The Natural Order Hypothesis
Like many linguists, Krashen believes that the rules and structures of any given language have a natural order in which they are acquired. This order is independent of both ease of rule, and order in which the learner is exposed to the rule. Each person may be slightly different from the next in the order in which they learn a given set of rules, however there are general trends that are noteworthy. One might wonder then, if the order is even close to being predictable, why don't we attempt to teach these rules in the order that they are acquired?
The Input Hypothesis
The answer lies in Krashen's fourth Hypothesis. The input hypothesis stresses that acquisition of a language should occur in situations in which learners are exposed to new structures via natural, comprehensible input, as opposed to exposing learners to a new structure and attempting to drill it into memory. Krashen uses the formula i+1 where 'i' represents the learner's current level and '1' represents the next most basic level of input. The idea is that learners will gradually acquire the new structures provided if they are presented alongside concepts that have already been acquired. Rather than pointing out the structure, the new structure is simply used, in a comprehensible manner, and the learner is expected to gradually acquire it due to the exposure alone.

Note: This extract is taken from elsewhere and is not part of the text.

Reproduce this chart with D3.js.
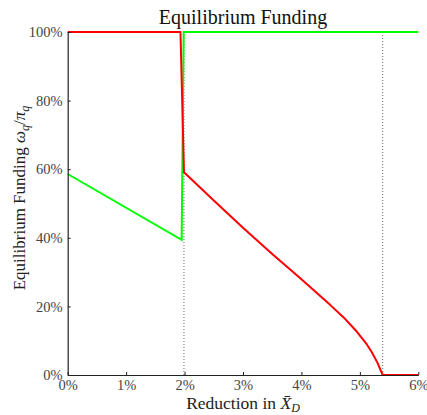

The Affective Filter Hypothesis
There are however certain conditions which may hinder acquisition. If a learner is exposed to language, via comprehensible input, yet cannot seem to acquire new structures, it may be due to what Krashen calls the 'Affective Filter.' The affective filter is essentially just an abstract way of looking at mental barriers to learning. When there are conditions that prevent acquisition, we consider the filter to be raised, and when conditions are just right, we consider the filter to be lowered. This concept could also be applied to other areas of study, as it's causes are not unique to language learning. A number of factors come into consideration when looking at the affective filter. Some of the things that would cause the filter to be raised might be anxiety, lack of motivation, frustration, or other mental/emotional conditions, whereas learners that feel confident, enjoy speaking the language, and are given the freedom to remain silent, typically have lower filters, and as a result acquire language more readily.
Though many of the hypotheses that Krashen has suggested have gained popularity due to their intuitive nature, they have yet to be shown empirically to be accurate or useful.